SACRAMENTO (AP) — The leader of the state Senate said Thursday that it is imperative California expand child care for working mothers and suggested Gov. Jerry Brown would make room for it if he had more education about the plight of the working poor.
Senate President Pro Tem Kevin de Leon, a Los Angeles Democrat who grew up in a San Diego barrio, said during a luncheon address to the Sacramento Press Club that he will push Brown to provide money in the state budget for child care for the poor.
“I think that perhaps the governor just needs some more education so that he can, you know, better understand what’s happening in California,” de Leon said.
The Democratic governor released a record $113 billion state spending plan that rejects new spending. Despite surging tax revenues, Brown argues that the budget is precariously balanced and the state should prepare for the next economic downturn rather than expand social service programs as some Democrats would like.
The governor’s office declined to comment Thursday.
Brown has defended his plan, noting that about a third of the budget is dedicated to serving the poor through child care, health care and other programs. “We do the best we can,” he said in releasing his budget earlier this month.
De Leon said he will introduce legislation to expand state subsidized child care for working parents.
Although past lawmakers have failed to significantly expand subsidized child care, de Leon said it remains a serious issue.

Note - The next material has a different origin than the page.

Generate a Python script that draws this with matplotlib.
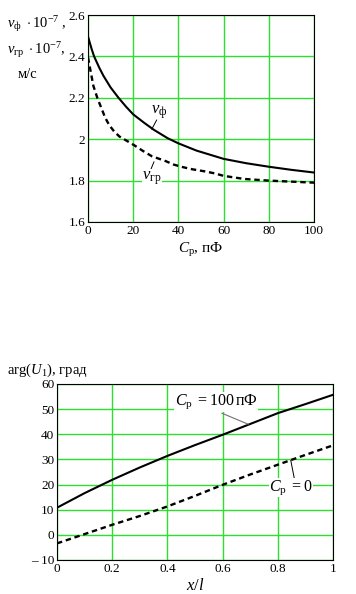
import matplotlib
matplotlib.use("Agg")
import matplotlib.pyplot as plt

plt.rcParams["font.family"] = ["Liberation Serif", "DejaVu Serif"]
plt.rcParams["mathtext.fontset"] = "custom"
plt.rcParams["mathtext.rm"] = "Liberation Serif"
plt.rcParams["mathtext.it"] = "Liberation Serif:italic"

# top chart: phase / group velocity vs Cp (pF)
CP_PH = [0, 1.6, 2.7, 5, 6.9, 10, 13.5, 17, 20, 25, 29.2, 35.2, 40, 48, 60, 70, 80, 90, 100]
V_PH = [2.496, 2.436, 2.40, 2.345, 2.305, 2.25, 2.20, 2.155, 2.12, 2.078, 2.045, 2.005,
        1.98, 1.945, 1.905, 1.884, 1.867, 1.852, 1.839]
CP_GR = [0, 1.3, 2.4, 4.2, 6.0, 7.6, 9.4, 11.6, 13.9, 17.5, 21, 24.2, 28.2, 34.4,
         38, 42, 46, 52, 56, 60, 69, 80, 90, 100]
V_GR = [2.395, 2.32, 2.257, 2.197, 2.148, 2.104, 2.068, 2.037, 2.013, 1.99, 1.967,
        1.944, 1.918, 1.894, 1.877, 1.865, 1.855, 1.844, 1.835, 1.823, 1.808, 1.80,
        1.795, 1.79]

# bottom chart: arg(U1) vs x/l
XL = [0, 0.1, 0.2, 0.3, 0.4, 0.5, 0.6, 0.7, 0.8, 0.9, 1.0]
ARG_100 = [10.8, 16.6, 21.9, 26.8, 31.4, 35.7, 39.8, 44.1, 48.4, 52.0, 55.7]
ARG_0 = [-3.4, 0.3, 4.0, 7.5, 11.3, 15.5, 19.9, 24.0, 27.9, 31.8, 35.6]

GREEN = "#2ee02e"
TICK_FS = 9.5
LAB_FS = 10.5
DASH = (0, (2.3, 1.6))

fig = plt.figure(figsize=(3.56, 5.94), dpi=100)

ax1 = fig.add_axes([88 / 356, 1 - 222 / 594, 226 / 356, 207 / 594])
ax1.plot(CP_PH, V_PH, color="black", lw=1.5)
ax1.plot(CP_GR, V_GR, color="black", lw=1.7, ls=DASH)
ax1.set_xlim(0, 100); ax1.set_ylim(1.6, 2.6)
ax1.set_xticks([0, 20, 40, 60, 80, 100])
ax1.set_yticks([1.6, 1.8, 2.0, 2.2, 2.4, 2.6])
ax1.set_yticklabels(["1.6", "1.8", "2", "2.2", "2.4", "2.6"])
ax1.grid(color=GREEN, lw=1.0)
ax1.set_axisbelow(True)
ax1.tick_params(length=0, labelsize=TICK_FS, pad=2)
ax1.set_xlabel(r"$C_{\mathrm{р}}$, пФ", fontsize=LAB_FS + 0.5, labelpad=3)
# leader lines and curve labels
ax1.annotate("", xy=(28.2, 2.048), xytext=(30.4, 2.093),
             arrowprops=dict(arrowstyle="-", color="black", lw=0.7, shrinkA=0, shrinkB=0))
ax1.text(31.5, 2.132, r"$v_{\mathrm{ф}}$", fontsize=LAB_FS + 1.5, ha="center", va="center")
ax1.annotate("", xy=(29.2, 1.891), xytext=(27.7, 1.851),
             arrowprops=dict(arrowstyle="-", color="black", lw=0.7, shrinkA=0, shrinkB=0))
ax1.text(28.3, 1.812, r"$v_{\mathrm{гр}}$", fontsize=LAB_FS + 1.5, ha="center", va="center",
         bbox=dict(fc="white", ec="none", pad=0.3))
fig.text(7 / 356, 1 - 24 / 594, r"$v_{\mathrm{ф}}\ \cdot 10^{-7}$ ,", fontsize=LAB_FS,
         ha="left", va="center")
fig.text(7 / 356, 1 - 50 / 594, r"$v_{\mathrm{гр}}\ \cdot 10^{-7}$,", fontsize=LAB_FS,
         ha="left", va="center")
fig.text(18 / 356, 1 - 75 / 594, "м/с", fontsize=LAB_FS, ha="left", va="center")

ax2 = fig.add_axes([57 / 356, 1 - 560 / 594, 276 / 356, 176 / 594])
ax2.plot(XL, ARG_100, color="black", lw=1.5)
ax2.plot(XL, ARG_0, color="black", lw=1.7, ls=DASH)
ax2.set_xlim(0, 1); ax2.set_ylim(-10, 60)
ax2.set_xticks([0, 0.2, 0.4, 0.6, 0.8, 1.0])
ax2.set_xticklabels(["0", "0.2", "0.4", "0.6", "0.8", "1"])
ax2.set_yticks([-10, 0, 10, 20, 30, 40, 50, 60])
ax2.set_yticklabels(["– 10", "0", "10", "20", "30", "40", "50", "60"])
ax2.grid(color=GREEN, lw=1.0)
ax2.set_axisbelow(True)
ax2.tick_params(length=0, labelsize=TICK_FS, pad=2)
ax2.set_xlabel(r"$x/l$", fontsize=LAB_FS + 1.5, labelpad=2)
ax2.annotate("", xy=(0.693, 44.0), xytext=(0.597, 48.4),
             arrowprops=dict(arrowstyle="-", color="0.45", lw=0.8, shrinkA=0, shrinkB=0))
ax2.text(0.576, 52.8, r"$C_{\mathrm{р}}\ = 100\,$пФ", fontsize=LAB_FS + 1,
         ha="center", va="center", bbox=dict(fc="white", ec="none", pad=0.3))
ax2.annotate("", xy=(0.847, 29.6), xytext=(0.862, 21.2),
             arrowprops=dict(arrowstyle="-", color="black", lw=0.7, shrinkA=0, shrinkB=0))
ax2.text(0.848, 18.8, r"$C_{\mathrm{р}}\ = 0$", fontsize=LAB_FS + 1,
         ha="center", va="center", bbox=dict(fc="white", ec="none", pad=0.3))
fig.text(7 / 356, 1 - 370 / 594, r"$\mathrm{arg}(U_1)$, град", fontsize=LAB_FS,
         ha="left", va="center")

fig.savefig("out.png", dpi=100)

His office, however, did not provide details of his proposal and could not provide a cost estimate.
“I know the historical track record has not been very good,” de Leon said. “This is a very serious issue: If women cannot find child care, then they simply cannot participate in the workforce.”

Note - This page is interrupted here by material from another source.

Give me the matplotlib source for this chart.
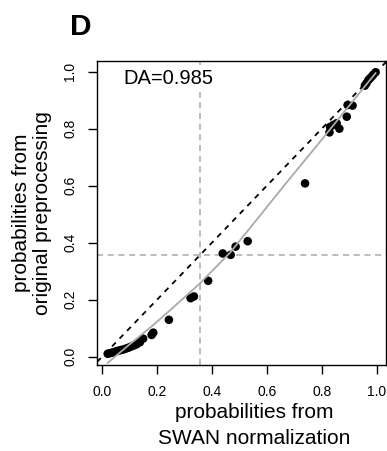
import matplotlib
matplotlib.use("Agg")
import matplotlib.pyplot as plt
import numpy as np

plt.rcParams['font.family'] = ['Liberation Sans', 'DejaVu Sans']

# probabilities per sample: SWAN-normalized vs original preprocessing
swan = [0.020, 0.028, 0.036, 0.044, 0.052, 0.060, 0.068, 0.077, 0.086, 0.095,
        0.105, 0.115, 0.125, 0.137, 0.149, 0.180, 0.186, 0.243, 0.322, 0.334,
        0.386, 0.439, 0.468, 0.486, 0.530, 0.739, 0.828, 0.830, 0.842, 0.854,
        0.864, 0.891, 0.894, 0.912, 0.957, 0.963, 0.970, 0.976, 0.982, 0.988,
        0.996]
orig = [0.010, 0.012, 0.014, 0.016, 0.019, 0.021, 0.023, 0.025, 0.028, 0.031,
        0.035, 0.039, 0.043, 0.050, 0.063, 0.076, 0.084, 0.129, 0.205, 0.211,
        0.266, 0.362, 0.357, 0.386, 0.405, 0.608, 0.787, 0.806, 0.813, 0.819,
        0.800, 0.842, 0.883, 0.881, 0.951, 0.960, 0.971, 0.977, 0.983, 0.990,
        0.998]

# smoothed fit
fit_x = [0.020, 0.100, 0.186, 0.250, 0.357, 0.466, 0.575, 0.669, 0.769, 0.880, 0.996]
fit_y = [-0.022, 0.043, 0.111, 0.165, 0.258, 0.365, 0.495, 0.608, 0.725, 0.857, 0.995]

cutoff = 0.358
da_label = "DA=0.985"
ticks = [0.0, 0.2, 0.4, 0.6, 0.8, 1.0]

fig = plt.figure(figsize=(3.87, 4.51), dpi=100)
ax = fig.add_axes([97 / 387, 1 - 365 / 451, (386.3 - 97) / 387, (365 - 61) / 451])

# R style limits: data range plus 4% on each side
def rlim(v):
    lo, hi = min(v), max(v)
    e = 0.04 * (hi - lo)
    return lo - e, hi + e

ax.set_xlim(*rlim(swan))
ax.set_ylim(*rlim(orig))

ax.axvline(cutoff, color='#AAAAAA', lw=1.1, dashes=(4, 3), zorder=1)
ax.axhline(cutoff, color='#AAAAAA', lw=1.1, dashes=(4, 3), zorder=1)
ax.scatter(swan, orig, s=38, color='black', edgecolors='none', zorder=2)
ax.axline((0, 0), (1, 1), color='black', lw=1.3, dashes=(3, 3), zorder=3)
ax.plot(fit_x, fit_y, color='#AAAAAA', lw=1.3, zorder=4)

ax.text(0.091, 0.924, da_label, transform=ax.transAxes, fontsize=14.5,
        ha='left', va='baseline', zorder=5,
        bbox=dict(boxstyle='square,pad=0.2', fc='white', ec='none'))

ax.set_xticks(ticks)
ax.set_yticks(ticks)
ax.set_xticklabels([f"{t:.1f}" for t in ticks])
ax.set_yticklabels([f"{t:.1f}" for t in ticks], rotation=90, va='center')
ax.tick_params(direction='out', length=6.5, width=1.0, pad=7.7, labelsize=10)
for s in ax.spines.values():
    s.set_linewidth(1.0)

ax.set_xlabel("probabilities from\nSWAN normalization", fontsize=15, linespacing=1.45)
ax.set_ylabel("probabilities from\noriginal preprocessing", fontsize=15, linespacing=1.15)
ax.xaxis.set_label_coords((254 - 97) / 289.3, -(448 - 365) / 304, transform=ax.transAxes)
ax.yaxis.set_label_coords(-(97 - 32) / 289.3, 0.5, transform=ax.transAxes)
ax.xaxis.label.set_va('bottom')
ax.yaxis.label.set_va('center')

fig.text(70 / 387, 1 - 35 / 451, "D", fontsize=21.5, fontweight='bold',
         ha='left', va='baseline')

fig.savefig("out.png", dpi=100)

As the youngest child of an immigrant mother with a third-grade education, de Leon said he saw the difficult choices women must make.

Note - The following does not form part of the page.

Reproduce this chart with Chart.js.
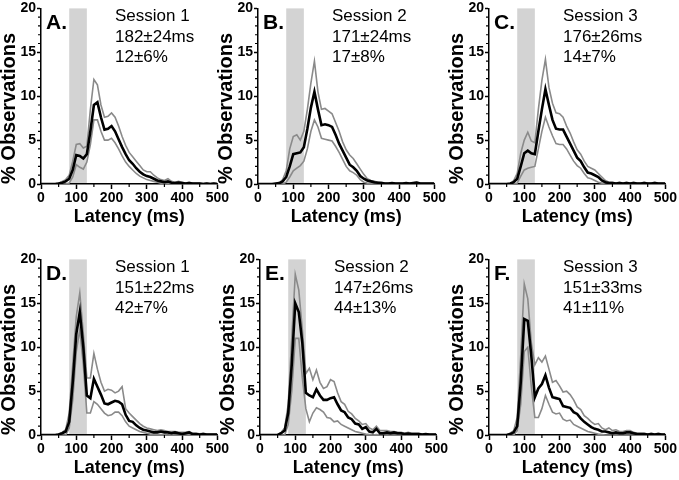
<!DOCTYPE html>
<html>
<head>
<meta charset="utf-8">
<script src="https://cdn.jsdelivr.net/npm/chart.js@4.4.1/dist/chart.umd.min.js"></script>
<style>
  html, body { margin: 0; padding: 0; background: #fff; }
  body { width: 679px; height: 480px; position: relative; overflow: hidden; }
  canvas { position: absolute; }
</style>
</head>
<body>
<script>
// latency bins (ms) and the tick values
const latencyBins = [0,10,20,30,40,50,60,70,80,90,100,110,120,130,140,150,160,170,180,190,200,
  210,220,230,240,250,260,270,280,290,300,310,320,330,340,350,360,370,380,390,400,
  410,420,430,440,450,460,470,480,490,500];
const xTicks = [0, 100, 200, 300, 400, 500];
const xMinorTicks = [50, 150, 250, 350, 450];
const yTicks = [0, 5, 10, 15, 20];
const yMinorTicks = [1,2,3,4,6,7,8,9,11,12,13,14,16,17,18,19];
const shadeRange = [80, 130];

const panelLetters = ["A.", "B.", "C.", "D.", "E.", "F."];
const sessionLabels = ["Session 1", "Session 2", "Session 3", "Session 1", "Session 2", "Session 3"];
const latencyStats = ["182±24ms", "171±24ms", "176±26ms", "151±22ms", "147±26ms", "151±33ms"];
const percentStats = ["12±6%", "17±8%", "14±7%", "42±7%", "44±13%", "41±11%"];

// % observations: mean (black) and upper / lower bounds (grey)
const meanA = [0,0,0,0,0,0.05,0.15,0.3,0.6,1.6,3.3,3.2,2.9,3.4,6.0,9.0,9.3,7.6,6.2,6.3,6.6,6.0,5.1,4.2,3.4,2.7,2.3,1.8,1.4,1.1,0.9,0.8,0.6,0.4,0.3,0.2,0.3,0.15,0.1,0.15,0.1,0.05,0.1,0.05,0.05,0.05,0,0.05,0,0.05,0];
const upperA = [0,0,0,0,0,0.1,0.3,0.5,1.0,2.6,4.5,4.6,4.1,4.3,8.5,11.9,11.3,9.0,7.6,7.7,8.1,7.6,6.6,5.4,4.4,3.6,3.1,2.6,2.1,1.6,1.4,1.4,1.0,0.7,0.5,0.4,0.6,0.3,0.2,0.3,0.2,0.1,0.2,0.1,0.1,0.1,0.05,0.1,0.05,0.1,0.05];
const lowerA = [0,0,0,0,0,0,0,0,0.1,0.8,2.2,1.9,1.7,2.5,4.5,7.3,7.3,6.0,5.0,5.0,5.2,4.7,4.0,3.2,2.5,2.0,1.6,1.2,0.9,0.7,0.5,0.4,0.3,0.2,0.1,0.05,0.1,0.05,0,0.05,0,0,0.05,0,0,0,0,0,0,0,0];

const meanB = [0,0,0,0,0,0.05,0.1,0.3,0.8,2.0,3.4,3.5,3.6,4.2,6.3,8.7,10.5,8.5,6.7,6.8,6.7,6.5,5.6,4.6,3.8,3.0,2.2,1.9,1.5,0.9,0.6,0.4,0.3,0.2,0.15,0.1,0.05,0.05,0.1,0.05,0.05,0.05,0.1,0.05,0.1,0.15,0.05,0.05,0.05,0.05,0.05];
const upperB = [0,0,0,0,0,0,0.1,0.5,1.5,4.0,5.4,5.6,5.0,6.0,8.5,11.5,14.0,10.5,8.5,8.6,8.3,8.0,7.0,6.0,4.8,3.9,3.3,2.9,2.3,1.7,1.1,0.6,0.4,0.3,0.2,0.2,0.1,0.1,0.15,0.1,0.1,0.1,0.15,0.1,0.15,0.2,0.1,0.1,0.1,0.1,0.1];
const lowerB = [0,0,0,0,0,0,0,0,0.2,0.8,1.5,1.8,2.1,2.6,4.0,6.0,7.3,6.5,5.2,5.1,5.0,4.9,4.3,3.6,2.8,2.0,1.5,1.3,1.0,0.5,0.2,0.1,0.05,0,0,0,0,0,0,0,0,0,0,0,0,0,0,0,0,0,0];

const meanC = [0,0,0,0,0,0,0.05,0.2,0.6,2.0,3.5,3.8,3.5,3.4,6.0,8.5,10.8,9.0,7.3,6.3,6.2,6.2,5.4,4.6,3.8,3.0,2.6,1.9,1.3,1.2,1.0,0.8,0.4,0.2,0.1,0.1,0.05,0.1,0.05,0.1,0.05,0.1,0.05,0.05,0.1,0.05,0.05,0.1,0.05,0.05,0.05];
const upperC = [0,0,0,0,0,0,0,0.4,1.2,3.5,5.0,5.9,4.9,4.7,8.5,11.8,14.2,11.0,9.2,8.1,8.0,7.6,6.6,5.8,4.8,3.9,3.4,2.6,2.0,1.8,1.6,1.2,0.8,0.4,0.2,0.2,0.1,0.2,0.1,0.2,0.1,0.2,0.1,0.1,0.2,0.1,0.1,0.2,0.1,0.1,0.1];
const lowerC = [0,0,0,0,0,0,0,0,0.1,0.9,1.6,1.8,1.9,2.0,4.0,6.0,7.6,6.5,5.5,4.6,4.5,4.5,4.0,3.3,2.6,2.1,1.8,1.2,0.7,0.6,0.4,0.2,0.1,0,0,0,0,0,0,0,0,0,0,0,0,0,0,0,0,0,0];

const meanD = [0,0,0,0,0,0.05,0.2,0.4,1.5,6.0,11.5,14.0,10.0,4.5,4.2,6.4,5.5,4.6,3.6,3.5,3.7,3.9,3.8,3.5,2.3,1.6,1.5,1.1,0.8,0.6,0.5,0.4,0.3,0.3,0.4,0.3,0.3,0.2,0.3,0.2,0.1,0.2,0.3,0.1,0.1,0.05,0.1,0.05,0.05,0.05,0.05];
const upperD = [0,0,0,0,0,0.1,0.3,0.6,2.5,8.0,13.5,16.2,11.5,6.5,6.5,9.3,7.5,6.0,5.0,5.2,5.1,4.8,5.0,5.5,3.0,2.5,2.1,1.7,1.3,1.0,0.8,0.7,0.6,0.5,0.6,0.5,0.4,0.4,0.4,0.3,0.3,0.3,0.4,0.2,0.2,0.15,0.2,0.1,0.1,0.1,0.1];
const lowerD = [0,0,0,0,0,0,0,0,0.8,4.0,9.5,12.0,8.0,2.5,2.5,3.8,3.5,3.0,2.5,2.2,2.3,2.6,2.6,2.2,1.5,1.0,0.8,0.6,0.4,0.3,0.2,0.1,0.1,0.05,0.05,0.05,0,0.05,0,0,0,0,0.05,0,0,0,0,0,0,0,0];

const meanE = [0,0,0,0,0,0,0.2,0.5,2.5,8.0,15.0,14.0,10.5,4.8,4.5,4.3,5.2,4.5,4.0,4.0,4.2,4.3,3.5,2.8,2.6,2.0,1.8,1.3,1.2,0.7,0.9,0.4,0.3,0.7,0.2,0.2,0.3,0.2,0.3,0.2,0.2,0.1,0.15,0.1,0.1,0.1,0.05,0.1,0.05,0.05,0.05];
const upperE = [0,0,0,0,0,0,0.3,0.8,3.5,11.0,18.3,16.5,12.0,7.0,7.6,6.3,7.4,6.0,5.3,5.5,6.3,6.1,4.8,3.8,3.5,2.7,2.4,1.9,1.6,1.2,1.3,0.8,0.6,1.0,0.5,0.5,0.5,0.4,0.4,0.3,0.3,0.2,0.3,0.2,0.2,0.2,0.1,0.15,0.1,0.1,0.1];
const lowerE = [0,0,0,0,0,0,0,0,1.2,5.0,11.0,11.0,6.5,3.0,1.5,2.5,3.1,2.9,2.6,2.0,1.9,1.5,1.6,1.2,1.0,0.8,0.6,0.4,0.3,0.2,0.1,0.05,0,0.05,0,0,0,0,0,0,0,0,0,0,0,0,0,0,0,0,0];

const meanF = [0,0,0,0,0,0,0.1,0.3,1.0,6.0,13.2,13.0,9.0,4.3,5.3,5.8,6.8,5.4,4.3,4.2,4.1,3.3,3.2,3.1,2.6,2.4,1.9,1.5,1.2,0.9,0.7,0.6,0.4,0.4,0.3,0.2,0.3,0.2,0.2,0.3,0.3,0.2,0.1,0.1,0.1,0.05,0.1,0.05,0.1,0.05,0.05];
const upperF = [0,0,0,0,0,0,0.2,0.5,2.0,9.0,17.2,15.5,10.5,8.0,8.8,8.3,9.0,7.5,6.0,6.2,5.6,4.9,5.0,4.6,4.0,3.2,2.9,2.2,1.9,1.5,1.2,1.3,0.8,0.6,0.8,0.5,0.6,0.4,0.4,0.5,0.5,0.3,0.2,0.2,0.2,0.1,0.2,0.1,0.2,0.1,0.1];
const lowerF = [0,0,0,0,0,0,0,0,0.5,3.5,9.5,10.0,5.5,2.0,2.0,3.0,4.5,3.5,2.6,2.4,2.5,1.8,1.6,1.7,1.2,1.0,0.8,0.6,0.4,0.3,0.2,0.1,0.05,0,0,0,0,0,0,0,0,0,0,0,0,0,0,0,0,0,0];

const panelSeries = [
    [meanA, upperA, lowerA],
    [meanB, upperB, lowerB],
    [meanC, upperC, lowerC],
    [meanD, upperD, lowerD],
    [meanE, upperE, lowerE],
    [meanF, upperF, lowerF],
];

// where each canvas sits on the page
const panelBoxes = [
    { left: 0, top: -1 },
    { left: 217, top: -1 },
    { left: 448, top: -1 },
    { left: 0, top: 250 },
    { left: 219, top: 250 },
    { left: 448, top: 250 },
];

const FONT = "'Liberation Sans', Arial, sans-serif";
const CANVAS_W = 230;
const CANVAS_H = 230;

// grey window behind the curves
const shadePlugin = {
    id: "shade",
    beforeDraw(chart) {
        const { ctx, chartArea, scales } = chart;
        const x1 = scales.x.getPixelForValue(shadeRange[0]);
        const x2 = scales.x.getPixelForValue(shadeRange[1]);
        ctx.save();
        ctx.fillStyle = "#d3d3d3";
        ctx.fillRect(x1, chartArea.top, x2 - x1, chartArea.bottom - chartArea.top);
        ctx.restore();
    },
};

// minor tick marks, chart.js has none for linear axes
const minorTickPlugin = {
    id: "minorTicks",
    afterDraw(chart) {
        const { ctx, chartArea, scales } = chart;
        ctx.save();
        ctx.strokeStyle = "#000";
        ctx.lineWidth = 1.2;
        ctx.beginPath();
        xMinorTicks.forEach((v) => {
            const px = scales.x.getPixelForValue(v);
            ctx.moveTo(px, chartArea.bottom);
            ctx.lineTo(px, chartArea.bottom + 3);
        });
        yMinorTicks.forEach((v) => {
            const py = scales.y.getPixelForValue(v);
            ctx.moveTo(chartArea.left, py);
            ctx.lineTo(chartArea.left - 3, py);
        });
        ctx.stroke();
        ctx.restore();
    },
};

// panel letter and the session text
const labelPlugin = {
    id: "panelText",
    afterDraw(chart, args, opts) {
        const { ctx, chartArea } = chart;
        const i = opts.index;
        ctx.save();
        ctx.fillStyle = "#000";
        ctx.textBaseline = "alphabetic";
        ctx.textAlign = "left";
        ctx.font = "bold 21px " + FONT;
        ctx.fillText(panelLetters[i], chartArea.left + 5, chartArea.top + 21);
        ctx.font = "17px " + FONT;
        const tx = chartArea.left + 74;
        ctx.fillText(sessionLabels[i], tx, chartArea.top + 13);
        ctx.fillText(latencyStats[i], tx, chartArea.top + 33.5);
        ctx.fillText(percentStats[i], tx, chartArea.top + 54);
        ctx.restore();
    },
};

function toPoints(values) {
    return latencyBins.map((x, i) => ({ x: x, y: values[i] }));
}

function makePanel(i) {
    const canvas = document.createElement("canvas");
    canvas.width = CANVAS_W;
    canvas.height = CANVAS_H;
    canvas.style.left = panelBoxes[i].left + "px";
    canvas.style.top = panelBoxes[i].top + "px";
    document.body.appendChild(canvas);

    const [mean, upper, lower] = panelSeries[i];

    new Chart(canvas, {
        type: "line",
        data: {
            datasets: [
                { data: toPoints(mean), borderColor: "#000", borderWidth: 2.6 },
                { data: toPoints(upper), borderColor: "#8a8a8a", borderWidth: 1.6 },
                { data: toPoints(lower), borderColor: "#8a8a8a", borderWidth: 1.6 },
            ],
        },
        options: {
            responsive: false,
            animation: false,
            elements: { point: { radius: 0 }, line: { tension: 0 } },
            layout: { padding: { left: 0, top: 8, right: CANVAS_W - 41 - 177, bottom: 0 } },
            plugins: {
                legend: { display: false },
                tooltip: { enabled: false },
                panelText: { index: i },
            },
            scales: {
                x: {
                    type: "linear",
                    min: 0,
                    max: 500,
                    afterBuildTicks: (s) => { s.ticks = xTicks.map((v) => ({ value: v })); },
                    afterFit: (s) => { s.height = CANVAS_H - 8 - 177; },
                    grid: { drawOnChartArea: false, drawTicks: true, tickLength: 5, tickColor: "#000", tickWidth: 1.5 },
                    border: { color: "#000", width: 1.5 },
                    ticks: { color: "#000", padding: 1, maxRotation: 0, autoSkip: false, font: { family: FONT, size: 14, weight: "bold" } },
                    title: {
                        display: true,
                        text: "Latency (ms)",
                        color: "#000",
                        font: { family: FONT, size: 18, weight: "bold" },
                        padding: { top: 0, bottom: 1 },
                    },
                },
                y: {
                    type: "linear",
                    min: 0,
                    max: 20,
                    afterBuildTicks: (s) => { s.ticks = yTicks.map((v) => ({ value: v })); },
                    afterFit: (s) => { s.width = 41; },
                    grid: { drawOnChartArea: false, drawTicks: true, tickLength: 4, tickColor: "#000", tickWidth: 1.5 },
                    border: { color: "#000", width: 1.5 },
                    ticks: { color: "#000", padding: 1, font: { family: FONT, size: 14, weight: "bold" } },
                    title: {
                        display: true,
                        text: "% Observations",
                        align: "start",
                        color: "#000",
                        font: { family: FONT, size: 20, weight: "bold", lineHeight: 0.9 },
                        padding: { top: 0, bottom: 0 },
                    },
                },
            },
        },
        plugins: [shadePlugin, minorTickPlugin, labelPlugin],
    });
}

for (let i = 0; i < 6; i++) {
    makePanel(i);
}
</script>
</body>
</html>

“Often times I was left alone at the house since the age of 5 years old while my mother worked her fingers to the bone cleaning homes in the wealthiest enclaves of America — La Jolla as well as Coronado,” he said.
While he argued that welfare, child care and other human assistance programs should be increased, he acknowledged that lawmakers have their hands tied by the state’s education funding requirement, which receives nearly all the surplus.
“There’s not a lot to play with,” he said. “We have to look at a prudent fashion how much do we really have to play with realistically.”
Using Brown’s own words, de Leon argued it would be fiscally prudent to invest in education. He said it was premature to take a serious look at extending the temporary taxes under Proposition 30 that are set to phase out by 2018, but said he thinks the idea of raising taxes deserves debate.
De Leon said he wasn’t offended that he and Assembly Speaker Toni Atkins, D-San Diego, were left out of negotiations on higher education funding, which has emerged as a contentious topic as students protest proposed tuition increases.
Brown and University of California President Janet Napolitano will form an unusual “committee of two” to look at ways to resolve their standoff, in which Brown opposes tuition increases and Napolitano says they are necessary. The UC Board of Regents approved raising tuition by up to 5 percent in each of the next five years unless the state gives the university more money.
“I don’t necessarily feel left out,” said de Leon, who has proposed increasing funding along with reforms. “Ultimately it has to go through the legislative process, so whether it’s a committee of two, ultimately it will be a committee of four.”